(Collected data)
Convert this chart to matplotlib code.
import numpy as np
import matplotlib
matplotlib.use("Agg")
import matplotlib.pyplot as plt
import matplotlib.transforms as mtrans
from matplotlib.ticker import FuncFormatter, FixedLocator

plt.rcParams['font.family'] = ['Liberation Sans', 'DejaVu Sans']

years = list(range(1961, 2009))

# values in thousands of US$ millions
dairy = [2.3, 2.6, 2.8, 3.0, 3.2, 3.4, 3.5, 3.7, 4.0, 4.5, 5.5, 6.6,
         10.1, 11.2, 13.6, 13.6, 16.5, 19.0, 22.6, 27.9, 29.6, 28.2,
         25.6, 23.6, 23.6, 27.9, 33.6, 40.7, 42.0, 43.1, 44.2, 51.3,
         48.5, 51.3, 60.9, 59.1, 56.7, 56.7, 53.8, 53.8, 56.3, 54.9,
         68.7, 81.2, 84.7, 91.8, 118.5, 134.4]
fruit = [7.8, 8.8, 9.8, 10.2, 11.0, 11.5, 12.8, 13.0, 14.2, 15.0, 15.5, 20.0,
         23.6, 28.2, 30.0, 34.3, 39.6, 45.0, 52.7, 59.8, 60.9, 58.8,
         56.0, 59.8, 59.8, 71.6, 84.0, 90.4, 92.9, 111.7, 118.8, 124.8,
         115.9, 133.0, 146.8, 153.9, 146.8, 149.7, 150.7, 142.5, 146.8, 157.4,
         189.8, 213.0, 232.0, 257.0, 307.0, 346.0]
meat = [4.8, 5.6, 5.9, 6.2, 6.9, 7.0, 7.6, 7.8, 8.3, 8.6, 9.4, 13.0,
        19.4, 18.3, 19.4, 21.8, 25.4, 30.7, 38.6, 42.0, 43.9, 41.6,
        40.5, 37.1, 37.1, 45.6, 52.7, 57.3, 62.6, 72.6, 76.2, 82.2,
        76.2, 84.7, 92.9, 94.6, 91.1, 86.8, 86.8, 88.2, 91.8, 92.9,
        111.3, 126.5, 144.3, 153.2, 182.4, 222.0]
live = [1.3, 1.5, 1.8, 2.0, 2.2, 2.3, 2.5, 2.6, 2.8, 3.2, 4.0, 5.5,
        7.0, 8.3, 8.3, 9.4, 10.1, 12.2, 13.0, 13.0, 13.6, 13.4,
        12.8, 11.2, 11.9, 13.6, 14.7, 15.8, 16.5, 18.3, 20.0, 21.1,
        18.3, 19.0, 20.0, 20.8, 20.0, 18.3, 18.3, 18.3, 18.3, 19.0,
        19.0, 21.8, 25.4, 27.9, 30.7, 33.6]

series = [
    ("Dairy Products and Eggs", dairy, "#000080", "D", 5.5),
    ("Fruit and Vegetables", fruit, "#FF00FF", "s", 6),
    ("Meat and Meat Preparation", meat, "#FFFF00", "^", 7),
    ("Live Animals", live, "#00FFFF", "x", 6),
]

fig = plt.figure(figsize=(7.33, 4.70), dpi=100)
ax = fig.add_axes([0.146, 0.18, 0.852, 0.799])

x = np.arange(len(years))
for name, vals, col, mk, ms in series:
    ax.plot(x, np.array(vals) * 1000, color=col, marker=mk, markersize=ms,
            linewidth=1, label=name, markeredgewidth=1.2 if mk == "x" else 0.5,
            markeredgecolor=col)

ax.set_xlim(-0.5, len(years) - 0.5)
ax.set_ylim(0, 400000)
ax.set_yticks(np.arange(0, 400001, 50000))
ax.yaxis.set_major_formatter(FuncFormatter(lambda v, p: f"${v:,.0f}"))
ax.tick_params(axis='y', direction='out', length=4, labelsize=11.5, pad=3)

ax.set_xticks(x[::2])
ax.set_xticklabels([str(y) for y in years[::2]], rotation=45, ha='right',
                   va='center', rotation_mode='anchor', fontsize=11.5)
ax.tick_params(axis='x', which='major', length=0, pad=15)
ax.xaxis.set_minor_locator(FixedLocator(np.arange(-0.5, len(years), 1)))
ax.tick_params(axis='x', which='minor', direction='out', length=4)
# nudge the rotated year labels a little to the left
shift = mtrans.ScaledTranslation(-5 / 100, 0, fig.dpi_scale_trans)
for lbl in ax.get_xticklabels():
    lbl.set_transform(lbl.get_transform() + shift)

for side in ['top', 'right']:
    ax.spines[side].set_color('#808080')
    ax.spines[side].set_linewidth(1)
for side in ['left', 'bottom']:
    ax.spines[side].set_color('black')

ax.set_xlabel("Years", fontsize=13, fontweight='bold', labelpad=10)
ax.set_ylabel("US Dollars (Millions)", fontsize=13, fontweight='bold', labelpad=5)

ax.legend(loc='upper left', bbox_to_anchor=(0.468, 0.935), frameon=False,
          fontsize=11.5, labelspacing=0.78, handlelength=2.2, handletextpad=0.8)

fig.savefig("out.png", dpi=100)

(Exercise brief)
Reproduce the data shown above exactly.

(Task response)
Convert this chart to matplotlib code.
import numpy as np
import matplotlib
matplotlib.use("Agg")
import matplotlib.pyplot as plt
import matplotlib.transforms as mtrans
from matplotlib.ticker import FuncFormatter, FixedLocator

plt.rcParams['font.family'] = ['Liberation Sans', 'DejaVu Sans']

years = list(range(1961, 2009))

# values in thousands of US$ millions
dairy = [2.3, 2.6, 2.8, 3.0, 3.2, 3.4, 3.5, 3.7, 4.0, 4.5, 5.5, 6.6,
         10.1, 11.2, 13.6, 13.6, 16.5, 19.0, 22.6, 27.9, 29.6, 28.2,
         25.6, 23.6, 23.6, 27.9, 33.6, 40.7, 42.0, 43.1, 44.2, 51.3,
         48.5, 51.3, 60.9, 59.1, 56.7, 56.7, 53.8, 53.8, 56.3, 54.9,
         68.7, 81.2, 84.7, 91.8, 118.5, 134.4]
fruit = [7.8, 8.8, 9.8, 10.2, 11.0, 11.5, 12.8, 13.0, 14.2, 15.0, 15.5, 20.0,
         23.6, 28.2, 30.0, 34.3, 39.6, 45.0, 52.7, 59.8, 60.9, 58.8,
         56.0, 59.8, 59.8, 71.6, 84.0, 90.4, 92.9, 111.7, 118.8, 124.8,
         115.9, 133.0, 146.8, 153.9, 146.8, 149.7, 150.7, 142.5, 146.8, 157.4,
         189.8, 213.0, 232.0, 257.0, 307.0, 346.0]
meat = [4.8, 5.6, 5.9, 6.2, 6.9, 7.0, 7.6, 7.8, 8.3, 8.6, 9.4, 13.0,
        19.4, 18.3, 19.4, 21.8, 25.4, 30.7, 38.6, 42.0, 43.9, 41.6,
        40.5, 37.1, 37.1, 45.6, 52.7, 57.3, 62.6, 72.6, 76.2, 82.2,
        76.2, 84.7, 92.9, 94.6, 91.1, 86.8, 86.8, 88.2, 91.8, 92.9,
        111.3, 126.5, 144.3, 153.2, 182.4, 222.0]
live = [1.3, 1.5, 1.8, 2.0, 2.2, 2.3, 2.5, 2.6, 2.8, 3.2, 4.0, 5.5,
        7.0, 8.3, 8.3, 9.4, 10.1, 12.2, 13.0, 13.0, 13.6, 13.4,
        12.8, 11.2, 11.9, 13.6, 14.7, 15.8, 16.5, 18.3, 20.0, 21.1,
        18.3, 19.0, 20.0, 20.8, 20.0, 18.3, 18.3, 18.3, 18.3, 19.0,
        19.0, 21.8, 25.4, 27.9, 30.7, 33.6]

series = [
    ("Dairy Products and Eggs", dairy, "#000080", "D", 5.5),
    ("Fruit and Vegetables", fruit, "#FF00FF", "s", 6),
    ("Meat and Meat Preparation", meat, "#FFFF00", "^", 7),
    ("Live Animals", live, "#00FFFF", "x", 6),
]

fig = plt.figure(figsize=(7.33, 4.70), dpi=100)
ax = fig.add_axes([0.146, 0.18, 0.852, 0.799])

x = np.arange(len(years))
for name, vals, col, mk, ms in series:
    ax.plot(x, np.array(vals) * 1000, color=col, marker=mk, markersize=ms,
            linewidth=1, label=name, markeredgewidth=1.2 if mk == "x" else 0.5,
            markeredgecolor=col)

ax.set_xlim(-0.5, len(years) - 0.5)
ax.set_ylim(0, 400000)
ax.set_yticks(np.arange(0, 400001, 50000))
ax.yaxis.set_major_formatter(FuncFormatter(lambda v, p: f"${v:,.0f}"))
ax.tick_params(axis='y', direction='out', length=4, labelsize=11.5, pad=3)

ax.set_xticks(x[::2])
ax.set_xticklabels([str(y) for y in years[::2]], rotation=45, ha='right',
                   va='center', rotation_mode='anchor', fontsize=11.5)
ax.tick_params(axis='x', which='major', length=0, pad=15)
ax.xaxis.set_minor_locator(FixedLocator(np.arange(-0.5, len(years), 1)))
ax.tick_params(axis='x', which='minor', direction='out', length=4)
# nudge the rotated year labels a little to the left
shift = mtrans.ScaledTranslation(-5 / 100, 0, fig.dpi_scale_trans)
for lbl in ax.get_xticklabels():
    lbl.set_transform(lbl.get_transform() + shift)

for side in ['top', 'right']:
    ax.spines[side].set_color('#808080')
    ax.spines[side].set_linewidth(1)
for side in ['left', 'bottom']:
    ax.spines[side].set_color('black')

ax.set_xlabel("Years", fontsize=13, fontweight='bold', labelpad=10)
ax.set_ylabel("US Dollars (Millions)", fontsize=13, fontweight='bold', labelpad=5)

ax.legend(loc='upper left', bbox_to_anchor=(0.468, 0.935), frameon=False,
          fontsize=11.5, labelspacing=0.78, handlelength=2.2, handletextpad=0.8)

fig.savefig("out.png", dpi=100)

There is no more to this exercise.